According to London Business School Professor of Finance and sustainability expert, Alex Edmans, the best engagements are the ones that you don't report on. “There is a lot of truth in that statement,” acknowledges Fraser. “It also reflects the work carried out by Eumedion as a collaborative engagement entity in the Netherlands. Eumedion puts a lot of energy into pre-AGM calls – the secretariat contacts companies to discuss the AGM agenda prior to the meeting.” This preparatory work helps to get alignment on material topics and to flag important issues to its members and other shareholders. The contribution of these activities is hard to quantify, also because once there is no longer a problem there is less urgency to talk about it. As a result, a lot of successful engagement work done by Eumedion goes unreported. Fraser: “One good example is Philips, where remuneration would probably have been a far more contentious issue without the pre-AGM collaborative work. We took part in an intense engagement process through Eumedion with the Philips board prior to the meeting. Without this process, there would have likely been an APG vote opposing the remuneration proposal.”


Notable Votes: Tesla and Prosus – controversial remuneration packages

At the 2024 AGM, Tesla shareholders were asked to re-ratify the compensation package that was approved by 73% of independent shareholders in 2018 after a court in Delaware published a ruling saying that at that time insufficient disclosure was provided. “The Tesla remuneration plan was highly controversial and rightfully so,” says Fraser. “The company delivered an unprecedented level of performance, achieving a combination of extremely ambitious market capitalization and operational targets consistently over a five-year period. In the run up to the AGM, the whole industry was really grappling with this, given the size of the remuneration package (around USD 56 billion in the form of options). It is clear that for asset owners particularly, it becomes very difficult given the sum of money involved to support this. That notwithstanding it remains a hard decision, given the superior level of performance achieved by Tesla. For example, according to the International Energy Agency, electric cars accounted for around 18% of all cars sold in 2023, up from just 2% in 2018, something that Tesla is largely responsible for. A truly remarkable achievement. In the end, we opposed but the proposal was supported by over 60% of the total votes.”

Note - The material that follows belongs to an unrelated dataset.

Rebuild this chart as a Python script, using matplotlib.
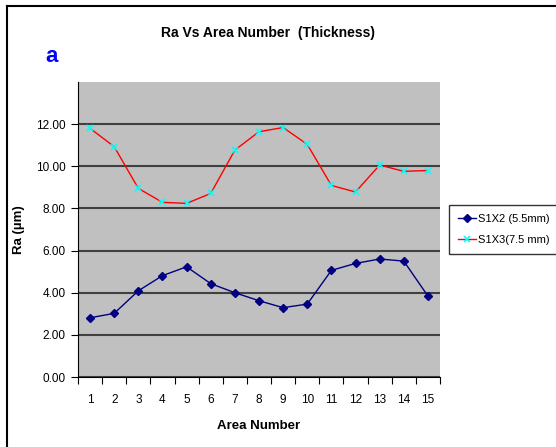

We would like to see a better review system for proposals; something that ensures a certain level of quality and prevents the system from being misused

Knock-on effects

There has been a lot of helpful discussion regarding the Tesla vote within the industry and on the best way to structure pay-for-performance awards. Although, according to Fraser, we will need to wait to see the real knock-on effects on future pay plans, Prosus is an early example. “The company proposed to grant the new CEO USD 100 million based on market cap and total shareholder return. This moonshot award as it was described – a one-off incentive to reward exceptional performance in terms of growth in market cap and total shareholder return – would be on top of regular incentive structures. We expected this to be similarly controversial, particularly amongst European shareholders and it was. Eumedion issued an alert in advance of the AGM and, as we struggled to see sufficient alignment between pay and performance or the necessity for this level of award, we voted against the proposal. It was encouraging to see that a very large majority of independent shareholders also opposed which will likely further the debate on the use of such types of awards going forward.”

 

Keeping governance robust

APG was also vocal on the topic of governance on a more general level in 2024. In March, the International Corporate Governance Network (ICGN) coordinated a letter to the UK government on behalf of institutional investors including APG to caution them against relaxing certain requirements in a bid to attract companies to list in the UK. Fraser: “We do not want to support a narrative that potentially jeopardizes shareholder rights. Similarly, together with around 40 other large European and US investors we endorsed the Council of Institutional Investors' position that the Securities and Exchange Commission (SEC) should continue to be the preferred arbiter of shareholder proposals. Again, to ensure that companies do not look for differences between jurisdictions to try to water down shareholder rights. For example, in the context of Tesla, APG also opposed the motion to redomicile the company from Delaware to Texas as we felt that we could not adequately assess the impact a new jurisdiction would have on these rights.”

 

Notable vote: Unilever– watered down sustainability goals

In the run up to the AGM there was some press coverage about Unilever scaling back a number of environmental and social pledges. Unilever has, in the past, been regarded as having a strong ESG focus, so this move sent a worrying signal to the market. Fraser: “The company has watered down goals in several areas including its plastics reduction targets and living wage commitments. We were particularly pleased that the media picked up on this as we were disappointed by this change of direction and had decided to take voting action against the remuneration report (and its link with targets) and the climate transition strategy to reflect our concerns. Although we were in a minority and our vote did not affect the overall results, we were pleased that these issues received widespread attention.”

 

Shareholder Proposals – quantity but not necessarily quality

The increasing number of shareholder proposals lodged at AGMs was not a new phenomenon in 2024, but a continuation of last year’s record-breaking trend. But in 2024, it is not just the number of proposals – the degree of complexity has increased too, as has the range of issues covered. “As a result, in some cases, companies have become frustrated with poorer quality proposals that place a huge administrative burden on them as they are obliged to respond. The same goes for us – we have to examine each individual proposal and determine our viewpoint,” acknowledges Fraser. “We would like to see a better review system for proposals; something that ensures a certain level of quality and prevents the system from being misused. That said, caution is required as the ability to file is a fundamental and democratic right, enabling even the smallest shareholder to have their say. This has to be protected at all costs, hence the reason for incorporating some kind of regulation to control the floodgates.”